Le droit de conserver des cellules souches provenant du sang de cordon ombilical pour une utilisation différée et autologue n’est pas remis en question, quand le projet est médicalement justifié et validé. Toutefois il importe de signaler que les indications médicales actuellement validées pour une utilisation autologue sont très limitées. De plus, dans la majorité des maladies qui entrent en ligne de compte pour une greffe de cellules souches il est préférable d’utiliser des cellules provenant d’un autre donneur et donc de procéder à une greffe allogénique. Ces techniques médicales font partie des protocoles validés et classiquement appliqués.
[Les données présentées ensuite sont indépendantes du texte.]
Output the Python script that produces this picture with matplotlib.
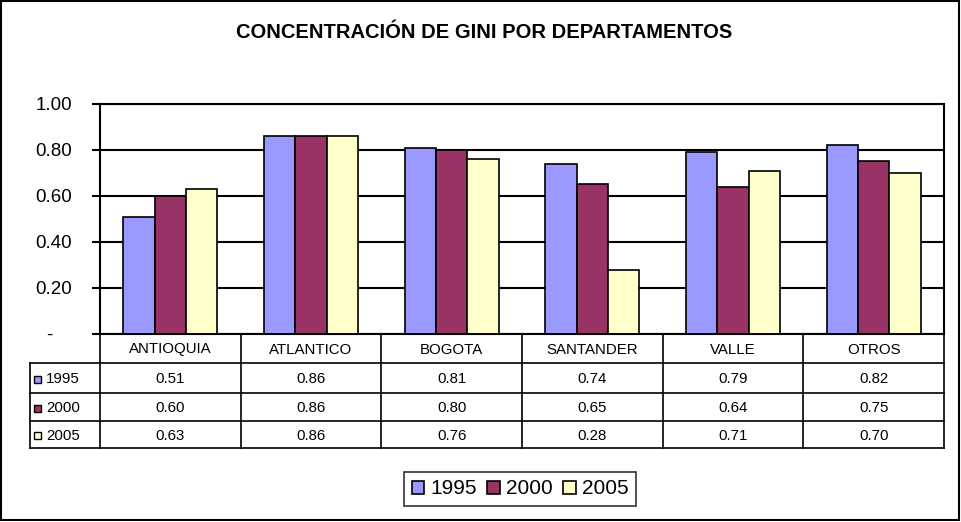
import matplotlib
matplotlib.use("Agg")
import matplotlib.pyplot as plt
import numpy as np

plt.rcParams['font.family'] = ['Liberation Sans', 'DejaVu Sans']

# data
departamentos = ['ANTIOQUIA', 'ATLANTICO', 'BOGOTA', 'SANTANDER', 'VALLE', 'OTROS']
anios = ['1995', '2000', '2005']
gini_1995 = [0.51, 0.86, 0.81, 0.74, 0.79, 0.82]
gini_2000 = [0.60, 0.86, 0.80, 0.65, 0.64, 0.75]
gini_2005 = [0.63, 0.86, 0.76, 0.28, 0.71, 0.70]
series = [gini_1995, gini_2000, gini_2005]
colores = ['#9999FF', '#993366', '#FFFFCC']
y_ticks = [0, 0.2, 0.4, 0.6, 0.8, 1.0]

W, H = 961, 522
fig = plt.figure(figsize=(W / 100, H / 100), dpi=100)

# plot area in pixels
left, right, top, bottom = 100, 944, 104, 334
ax = fig.add_axes([left / W, 1 - bottom / H, (right - left) / W, (bottom - top) / H])

n = len(departamentos)
bw = 1 / 4.5
x = np.arange(n) + 0.5
for k, (vals, c, lab) in enumerate(zip(series, colores, anios)):
    ax.bar(x + (k - 1) * bw, vals, bw, color=c, edgecolor='black', linewidth=1.2,
           label=lab, zorder=3)

ax.set_xlim(0, n)
ax.set_ylim(0, 1)
ax.set_yticks(y_ticks)
ax.set_yticklabels([''] + ['%.2f' % v for v in y_ticks[1:]], fontsize=13.5)
ax.set_xticks([])
ax.yaxis.grid(True, color='black', linewidth=1.5, zorder=0)
ax.tick_params(axis='y', direction='out', length=6, width=1.5, pad=14)
for s in ax.spines.values():
    s.set_linewidth(1.5)

# overlay in pixel coordinates for title, table and legend
ov = fig.add_axes([0, 0, 1, 1], zorder=5)
ov.set_xlim(0, W)
ov.set_ylim(H, 0)
ov.axis('off')
ov.patch.set_alpha(0)

ov.add_patch(plt.Rectangle((1, 1), W - 3, H - 3, fill=False, edgecolor='black', linewidth=1.5))
ov.text(W / 2 + 4, 33, 'CONCENTRACIÓN DE GINI POR DEPARTAMENTOS', ha='center', va='center',
        fontsize=14.5, fontweight='bold')
# accounting-style zero label
ov.text(49, 335, '-', ha='center', va='center', fontsize=13.5)

# data table
rows = [334, 363, 393, 421, 448]
col_w = (right - left) / n
cols = [left + i * col_w for i in range(n + 1)]
lab_left = 30
lw = 1.2
ov.plot([left, right], [rows[0], rows[0]], color='black', lw=lw)
for yv in rows[1:]:
    ov.plot([lab_left, right], [yv, yv], color='black', lw=lw)
for xv in cols:
    ov.plot([xv, xv], [rows[0], rows[-1]], color='black', lw=lw)
ov.plot([lab_left, lab_left], [rows[1], rows[-1]], color='black', lw=lw)

fs = 10.8
for i, d in enumerate(departamentos):
    ov.text(cols[i] + col_w / 2, (rows[0] + rows[1]) / 2 + 1, d, ha='center', va='center', fontsize=fs)
for r, (vals, c, lab) in enumerate(zip(series, colores, anios)):
    yc = (rows[r + 1] + rows[r + 2]) / 2 + 1
    ov.add_patch(plt.Rectangle((34, yc - 3.5), 7, 7, facecolor=c, edgecolor='black', linewidth=1))
    ov.text(46, yc, lab, ha='left', va='center', fontsize=fs)
    for i, v in enumerate(vals):
        ov.text(cols[i] + col_w / 2, yc, '%.2f' % v, ha='center', va='center', fontsize=fs)

leg = fig.legend(loc='center', bbox_to_anchor=(520 / W, 1 - 489 / H), ncol=3, fontsize=15,
                 frameon=True, fancybox=False, edgecolor='black', handlelength=0.6,
                 handleheight=0.6, handletextpad=0.3, columnspacing=0.5, borderpad=0.35)
leg.get_frame().set_linewidth(1.2)

fig.savefig('out.png', dpi=100)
L’utilisation autologue différée de plusieurs années de cellules souches du sang de cordon ombilical fait encore l’objet de recherches. Des banques dites privées, commerciales, proposent leurs services contre financement préalable pour la période de conservation (de 2 000 euros pour 20 ans de conservation, à 1 500 euros + 150 euros par an). Il importe que les parents souhaitant entamer la conservation de sang de cordon de leur nouveau-né soient parfaitement informés de toutes les implications et des toutes les limitations des techniques de conservation actuelles. De plus, il est bon de rappeler que les cellules souches présentes dans le cordon sont essentiellement à visée hématopoïétiques, les autres sont souvent en trop petite quantité pour une autre utilisation. Par ailleurs, les techniques actuelles permettent d’isoler des cellules souches à partir de la moelle osseuse, du sang périphérique ou d’autres sources comme le tissu adipeux ou la peau. Enfin, il faut rappeler que bon nombre de traitements revendiqués pour le sang de cordon ombilical s’adressent à des maladies dégénératives apparaissant après la cinquantaine, ce qui dépasse la durée de conservation initialement proposée. Il est également quasi impossible d’anticiper ce que seront les thérapies disponibles dans le futur !

La loi du 19 décembre 2008, avec ses arrêtés royaux d’application, prévoit que tous les établissements qui conservent du matériel corporel humain, en ce inclus les cellules souches et le sang de cordon ombilical, doivent avoir obtenu un agrément auprès de l’Agence Fédérale des Médicaments et des Produits de Santé. La loi belge résulte de la transposition de Directives européennes. Les mêmes principes sont ainsi appliqués dans toute l’Europe.

L’AFMPS est chargée de faire respecter les modalités prévues par la loi. Les établissements qui conservent du sang de cordon ombilical, qu’ils soient publics ou privés, devront non seulement répondre aux mêmes standards de qualité mais aussi mettre à disposition du plus grand nombre les prélèvements de sang de cordon ombilical détenus pour un usage allogénique. Ces établissements feront l’objet d’une inspection préalable à l’octroi de l’agrément. La nouvelle loi comble aussi un vide juridique en ce qui concerne les établissements privés qui conservaient du sang de cordon ombilical, et pour lesquels aucune législation pertinente n’était applicable. Ce vide juridique était la conséquence de l’annulation en 2005 d’un arrêté royal du 23 décembre 2002.

En Belgique il existe un registre qui collecte les informations venant de banques publiques de cellules souches hématopoïétiques et de sang de cordon ombilical, il s’agit du Marrow Donor Program Belgium – Registry. Son rapport annuel de 2008 renseigne que 6705 sang de cordon ombilical étaient conservés en 2008 dans les banques de sang de cordon. Par ailleurs, à la fin 2008 on comptait 47 477 donneurs de moelle osseuse dont 50% étaient typés pour les groupes tissulaires (HLA). Le rapport annuel est disponible en ligne via le site de la Croix rouge de Belgique. Les activités du registre sont actuellement financées en grande partie par l’Institut national de maladie-invalidité (INAMI).

Pour terminer, je voudrais rappeler que le plan cancer mis en place a prévu un financement de banques de cellules souches hématopoïétiques et de sang de cordon ombilical. Ce financement vise à rencontrer une revendication légitime et à soutenir l’action de ces banques publiques à visée allogénique. La conservation du sang de cordon ombilical se fait gratuitement dans ces établissements. Au total une douzaine d’établissements bénéficient de ce financement.